* [EXERCISE BRIEF]
Exactly the lines from the start of the data below through the line that contains "import * as" are to be copied, with pictures left out.

* [SOURCE EXCERPT]
───

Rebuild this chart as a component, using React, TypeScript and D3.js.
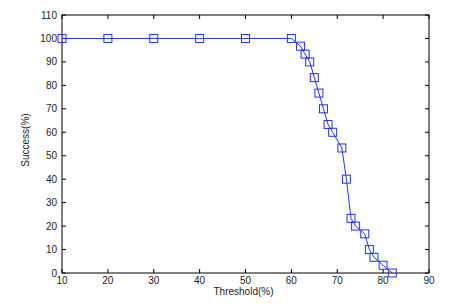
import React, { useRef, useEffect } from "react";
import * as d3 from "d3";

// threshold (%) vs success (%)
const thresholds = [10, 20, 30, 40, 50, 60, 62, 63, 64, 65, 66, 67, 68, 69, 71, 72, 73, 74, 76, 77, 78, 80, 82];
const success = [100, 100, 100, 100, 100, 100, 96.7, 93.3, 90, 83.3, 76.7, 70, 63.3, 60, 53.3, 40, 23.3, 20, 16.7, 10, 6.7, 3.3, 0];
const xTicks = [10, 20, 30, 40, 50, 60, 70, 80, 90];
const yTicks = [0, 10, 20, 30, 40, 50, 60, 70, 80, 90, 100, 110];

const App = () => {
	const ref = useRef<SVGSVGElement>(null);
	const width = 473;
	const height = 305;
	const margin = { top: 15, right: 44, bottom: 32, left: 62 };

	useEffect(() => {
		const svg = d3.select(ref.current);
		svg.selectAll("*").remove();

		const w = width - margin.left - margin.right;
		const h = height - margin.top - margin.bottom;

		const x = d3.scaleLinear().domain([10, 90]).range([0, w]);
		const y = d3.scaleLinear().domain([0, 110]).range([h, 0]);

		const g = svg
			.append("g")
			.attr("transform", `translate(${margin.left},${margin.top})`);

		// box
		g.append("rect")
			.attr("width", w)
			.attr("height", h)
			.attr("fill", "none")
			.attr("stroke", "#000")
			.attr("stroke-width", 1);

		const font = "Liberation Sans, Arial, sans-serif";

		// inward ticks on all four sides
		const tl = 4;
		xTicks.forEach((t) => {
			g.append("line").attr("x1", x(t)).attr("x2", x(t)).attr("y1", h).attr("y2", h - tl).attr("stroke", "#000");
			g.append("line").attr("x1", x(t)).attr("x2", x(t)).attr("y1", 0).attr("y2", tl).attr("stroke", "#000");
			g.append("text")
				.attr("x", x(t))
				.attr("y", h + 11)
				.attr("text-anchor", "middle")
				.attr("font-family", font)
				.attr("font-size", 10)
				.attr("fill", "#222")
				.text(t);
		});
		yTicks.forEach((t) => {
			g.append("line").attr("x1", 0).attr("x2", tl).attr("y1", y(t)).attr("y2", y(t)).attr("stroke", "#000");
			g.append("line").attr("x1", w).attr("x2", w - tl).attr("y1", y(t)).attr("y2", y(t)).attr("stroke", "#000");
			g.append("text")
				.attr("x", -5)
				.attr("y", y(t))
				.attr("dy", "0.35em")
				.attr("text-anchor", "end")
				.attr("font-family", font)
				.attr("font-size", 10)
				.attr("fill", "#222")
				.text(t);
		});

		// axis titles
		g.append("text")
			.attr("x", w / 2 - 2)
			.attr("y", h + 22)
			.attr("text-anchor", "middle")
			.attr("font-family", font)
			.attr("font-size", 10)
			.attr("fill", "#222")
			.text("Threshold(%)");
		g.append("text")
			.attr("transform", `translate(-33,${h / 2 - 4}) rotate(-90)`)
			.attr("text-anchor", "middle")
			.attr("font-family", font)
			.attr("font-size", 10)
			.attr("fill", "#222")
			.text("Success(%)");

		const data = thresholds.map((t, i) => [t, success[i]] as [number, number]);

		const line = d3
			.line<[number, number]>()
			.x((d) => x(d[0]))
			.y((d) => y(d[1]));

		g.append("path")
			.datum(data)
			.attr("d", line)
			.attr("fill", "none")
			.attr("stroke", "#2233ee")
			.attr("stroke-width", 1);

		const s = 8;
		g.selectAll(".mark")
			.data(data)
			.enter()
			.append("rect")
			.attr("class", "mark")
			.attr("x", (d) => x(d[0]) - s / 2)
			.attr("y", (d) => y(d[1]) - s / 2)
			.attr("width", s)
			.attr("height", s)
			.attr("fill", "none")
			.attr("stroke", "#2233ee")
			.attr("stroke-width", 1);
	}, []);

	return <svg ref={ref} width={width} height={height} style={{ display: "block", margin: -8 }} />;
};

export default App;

───

* [SOLVED PROBLEM]
Rebuild this chart as a component, using React, TypeScript and D3.js.
import React, { useRef, useEffect } from "react";
import * as d3 from "d3";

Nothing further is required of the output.